Speaking with TheWrap shortly after a San Diego Comic-Con panel focused on AI, the union’s lead negotiator and second-in-command Duncan Crabtree-Ireland elaborated on the guild’s concerns about the technology, saying that “you can’t know what they’re gonna do.”

“They don’t even know what they’re going to do with something five, 10, 15 years from now. So how can you possibly consent to that?” Crabtree-Ireland said.

To illustrate his point, Crabtree-Ireland used as an example a proposal made during contract negotiations with studios.

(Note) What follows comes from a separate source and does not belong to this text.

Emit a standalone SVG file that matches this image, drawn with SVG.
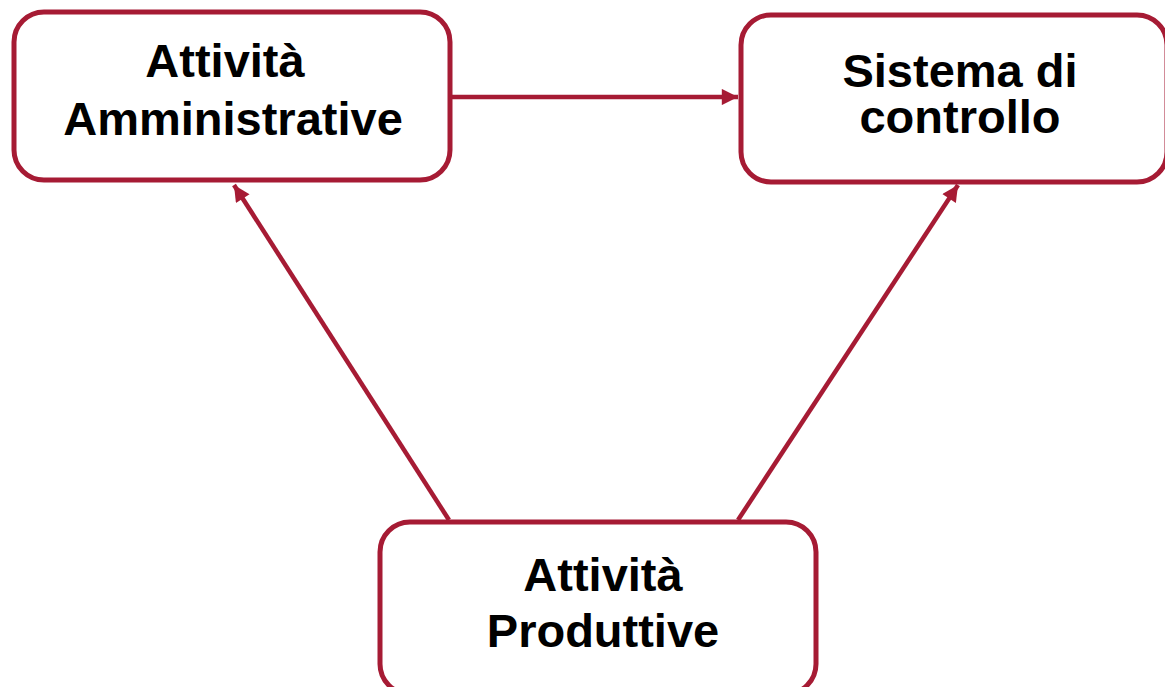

When the strike was announced July 13, it was Crabtree-Ireland who said at the press conference that the Alliance of Motion Picture and Television Producers (AMPTP) wanted the right to scan the likenesses of background actors and retain ownership of those likenesses — including using AI to repurpose them for other films without further compensation — in perpetuity.

But, Crabtree-Ireland said, the studios also proposed something similar for principle performers.

“Another proposal we haven’t talked that much about, but which is equally egregious,” he said, “is a proposal that they can get consent at the time of initial employment for franchise projects.”

“Let’s say someone was going to be in a Marvel movie, let’s say this was their first time ever being a principal performer,” he continued. “They get hired [as a] one-day, three-day player. And they’re required to be scanned as part of that. And then if you want this job, you’d have to agree that you’re giving consent to the use of your image likeness and your digital replica for all future purposes for any Marvel Universe anything.”

He described that scenario as a “dilemma” specific to AI and actors going forward.

“What are they going to do? They can either turn down their big chance to be in a Marvel franchise movie, or they can give this unlimited consent that these companies can just abuse for however long they want to,” he said, adding that that was a proposal that the AMPTP “never backed off of” while negotiating. “It’s obviously something we would never agree to.”

AMPTP has consistently contested SAG-AFTRA’s characterization of the differences between the two groups before talks broke down, most recently in a lengthy rebuttal made public Friday.

In response to TheWrap’s request for comment, AMPTP said, “We stand by our rebuttal.”